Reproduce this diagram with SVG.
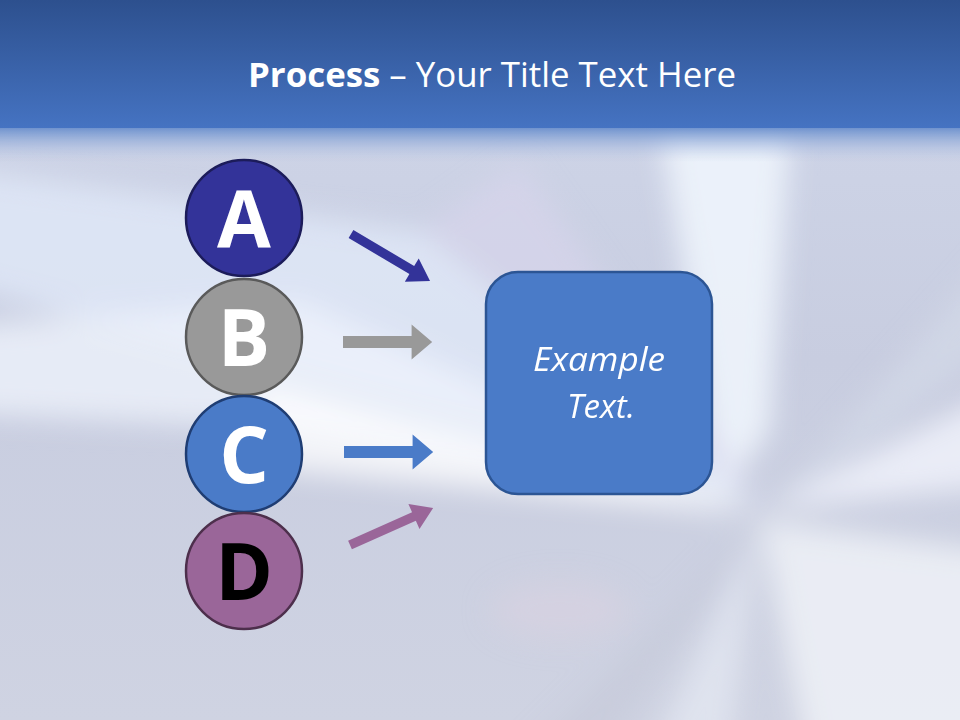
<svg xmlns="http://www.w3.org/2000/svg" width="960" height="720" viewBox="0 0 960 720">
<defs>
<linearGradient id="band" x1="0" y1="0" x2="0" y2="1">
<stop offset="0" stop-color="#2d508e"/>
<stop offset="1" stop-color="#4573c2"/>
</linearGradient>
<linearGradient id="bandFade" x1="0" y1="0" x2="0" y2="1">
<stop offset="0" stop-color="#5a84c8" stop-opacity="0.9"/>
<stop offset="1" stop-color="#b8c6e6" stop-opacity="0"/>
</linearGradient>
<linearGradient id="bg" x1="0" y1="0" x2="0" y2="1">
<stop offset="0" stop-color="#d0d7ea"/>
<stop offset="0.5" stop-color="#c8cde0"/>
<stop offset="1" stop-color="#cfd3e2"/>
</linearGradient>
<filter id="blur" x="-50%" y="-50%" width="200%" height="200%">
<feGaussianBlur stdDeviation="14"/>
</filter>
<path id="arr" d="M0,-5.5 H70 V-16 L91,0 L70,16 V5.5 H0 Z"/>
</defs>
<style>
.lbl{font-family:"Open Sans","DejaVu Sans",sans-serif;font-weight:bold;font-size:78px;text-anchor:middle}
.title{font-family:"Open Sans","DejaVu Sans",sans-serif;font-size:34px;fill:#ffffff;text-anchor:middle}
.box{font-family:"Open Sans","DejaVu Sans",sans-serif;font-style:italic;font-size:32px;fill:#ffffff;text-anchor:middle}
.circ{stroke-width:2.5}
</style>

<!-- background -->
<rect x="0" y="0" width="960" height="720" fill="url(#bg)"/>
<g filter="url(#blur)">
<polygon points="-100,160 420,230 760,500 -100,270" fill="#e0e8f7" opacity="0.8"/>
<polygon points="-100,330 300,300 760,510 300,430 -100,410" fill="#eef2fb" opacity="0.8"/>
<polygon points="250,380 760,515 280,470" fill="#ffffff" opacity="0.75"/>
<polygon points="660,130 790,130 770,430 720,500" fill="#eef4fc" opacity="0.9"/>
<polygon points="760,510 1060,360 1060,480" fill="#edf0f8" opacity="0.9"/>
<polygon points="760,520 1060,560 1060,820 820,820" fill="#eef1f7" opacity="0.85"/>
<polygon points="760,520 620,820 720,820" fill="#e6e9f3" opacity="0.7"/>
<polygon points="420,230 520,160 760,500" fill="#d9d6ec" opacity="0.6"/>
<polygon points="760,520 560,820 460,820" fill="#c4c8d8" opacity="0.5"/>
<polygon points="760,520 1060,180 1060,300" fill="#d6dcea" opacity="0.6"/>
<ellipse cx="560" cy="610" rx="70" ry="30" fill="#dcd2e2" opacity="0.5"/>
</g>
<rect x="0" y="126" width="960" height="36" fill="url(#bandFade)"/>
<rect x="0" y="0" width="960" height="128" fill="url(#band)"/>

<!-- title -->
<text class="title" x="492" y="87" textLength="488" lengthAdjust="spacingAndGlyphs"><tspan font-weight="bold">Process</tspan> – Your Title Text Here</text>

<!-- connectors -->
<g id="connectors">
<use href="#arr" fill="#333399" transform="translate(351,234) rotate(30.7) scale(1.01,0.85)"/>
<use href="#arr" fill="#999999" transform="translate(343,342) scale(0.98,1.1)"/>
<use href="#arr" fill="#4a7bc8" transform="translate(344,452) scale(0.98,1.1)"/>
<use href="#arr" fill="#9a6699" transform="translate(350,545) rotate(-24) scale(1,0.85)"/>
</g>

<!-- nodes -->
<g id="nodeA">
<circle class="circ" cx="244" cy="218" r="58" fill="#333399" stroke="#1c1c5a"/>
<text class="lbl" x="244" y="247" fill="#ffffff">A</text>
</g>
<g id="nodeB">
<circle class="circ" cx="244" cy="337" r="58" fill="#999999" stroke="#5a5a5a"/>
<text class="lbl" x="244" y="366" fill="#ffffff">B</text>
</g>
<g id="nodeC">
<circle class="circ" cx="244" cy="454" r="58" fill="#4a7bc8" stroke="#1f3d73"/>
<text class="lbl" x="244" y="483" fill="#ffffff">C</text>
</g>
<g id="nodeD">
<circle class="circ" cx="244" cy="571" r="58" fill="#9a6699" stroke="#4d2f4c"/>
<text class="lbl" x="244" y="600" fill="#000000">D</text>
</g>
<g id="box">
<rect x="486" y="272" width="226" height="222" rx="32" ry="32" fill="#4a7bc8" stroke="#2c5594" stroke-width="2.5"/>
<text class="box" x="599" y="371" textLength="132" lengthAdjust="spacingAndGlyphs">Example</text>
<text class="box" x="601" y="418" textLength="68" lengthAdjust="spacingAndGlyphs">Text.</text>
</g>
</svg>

▶ Goal
Repeat the data in full and exactly. Omit pictures.

▶ Task result
Reproduce this diagram with SVG.
<svg xmlns="http://www.w3.org/2000/svg" width="960" height="720" viewBox="0 0 960 720">
<defs>
<linearGradient id="band" x1="0" y1="0" x2="0" y2="1">
<stop offset="0" stop-color="#2d508e"/>
<stop offset="1" stop-color="#4573c2"/>
</linearGradient>
<linearGradient id="bandFade" x1="0" y1="0" x2="0" y2="1">
<stop offset="0" stop-color="#5a84c8" stop-opacity="0.9"/>
<stop offset="1" stop-color="#b8c6e6" stop-opacity="0"/>
</linearGradient>
<linearGradient id="bg" x1="0" y1="0" x2="0" y2="1">
<stop offset="0" stop-color="#d0d7ea"/>
<stop offset="0.5" stop-color="#c8cde0"/>
<stop offset="1" stop-color="#cfd3e2"/>
</linearGradient>
<filter id="blur" x="-50%" y="-50%" width="200%" height="200%">
<feGaussianBlur stdDeviation="14"/>
</filter>
<path id="arr" d="M0,-5.5 H70 V-16 L91,0 L70,16 V5.5 H0 Z"/>
</defs>
<style>
.lbl{font-family:"Open Sans","DejaVu Sans",sans-serif;font-weight:bold;font-size:78px;text-anchor:middle}
.title{font-family:"Open Sans","DejaVu Sans",sans-serif;font-size:34px;fill:#ffffff;text-anchor:middle}
.box{font-family:"Open Sans","DejaVu Sans",sans-serif;font-style:italic;font-size:32px;fill:#ffffff;text-anchor:middle}
.circ{stroke-width:2.5}
</style>

<!-- background -->
<rect x="0" y="0" width="960" height="720" fill="url(#bg)"/>
<g filter="url(#blur)">
<polygon points="-100,160 420,230 760,500 -100,270" fill="#e0e8f7" opacity="0.8"/>
<polygon points="-100,330 300,300 760,510 300,430 -100,410" fill="#eef2fb" opacity="0.8"/>
<polygon points="250,380 760,515 280,470" fill="#ffffff" opacity="0.75"/>
<polygon points="660,130 790,130 770,430 720,500" fill="#eef4fc" opacity="0.9"/>
<polygon points="760,510 1060,360 1060,480" fill="#edf0f8" opacity="0.9"/>
<polygon points="760,520 1060,560 1060,820 820,820" fill="#eef1f7" opacity="0.85"/>
<polygon points="760,520 620,820 720,820" fill="#e6e9f3" opacity="0.7"/>
<polygon points="420,230 520,160 760,500" fill="#d9d6ec" opacity="0.6"/>
<polygon points="760,520 560,820 460,820" fill="#c4c8d8" opacity="0.5"/>
<polygon points="760,520 1060,180 1060,300" fill="#d6dcea" opacity="0.6"/>
<ellipse cx="560" cy="610" rx="70" ry="30" fill="#dcd2e2" opacity="0.5"/>
</g>
<rect x="0" y="126" width="960" height="36" fill="url(#bandFade)"/>
<rect x="0" y="0" width="960" height="128" fill="url(#band)"/>

<!-- title -->
<text class="title" x="492" y="87" textLength="488" lengthAdjust="spacingAndGlyphs"><tspan font-weight="bold">Process</tspan> – Your Title Text Here</text>

<!-- connectors -->
<g id="connectors">
<use href="#arr" fill="#333399" transform="translate(351,234) rotate(30.7) scale(1.01,0.85)"/>
<use href="#arr" fill="#999999" transform="translate(343,342) scale(0.98,1.1)"/>
<use href="#arr" fill="#4a7bc8" transform="translate(344,452) scale(0.98,1.1)"/>
<use href="#arr" fill="#9a6699" transform="translate(350,545) rotate(-24) scale(1,0.85)"/>
</g>

<!-- nodes -->
<g id="nodeA">
<circle class="circ" cx="244" cy="218" r="58" fill="#333399" stroke="#1c1c5a"/>
<text class="lbl" x="244" y="247" fill="#ffffff">A</text>
</g>
<g id="nodeB">
<circle class="circ" cx="244" cy="337" r="58" fill="#999999" stroke="#5a5a5a"/>
<text class="lbl" x="244" y="366" fill="#ffffff">B</text>
</g>
<g id="nodeC">
<circle class="circ" cx="244" cy="454" r="58" fill="#4a7bc8" stroke="#1f3d73"/>
<text class="lbl" x="244" y="483" fill="#ffffff">C</text>
</g>
<g id="nodeD">
<circle class="circ" cx="244" cy="571" r="58" fill="#9a6699" stroke="#4d2f4c"/>
<text class="lbl" x="244" y="600" fill="#000000">D</text>
</g>
<g id="box">
<rect x="486" y="272" width="226" height="222" rx="32" ry="32" fill="#4a7bc8" stroke="#2c5594" stroke-width="2.5"/>
<text class="box" x="599" y="371" textLength="132" lengthAdjust="spacingAndGlyphs">Example</text>
<text class="box" x="601" y="418" textLength="68" lengthAdjust="spacingAndGlyphs">Text.</text>
</g>
</svg>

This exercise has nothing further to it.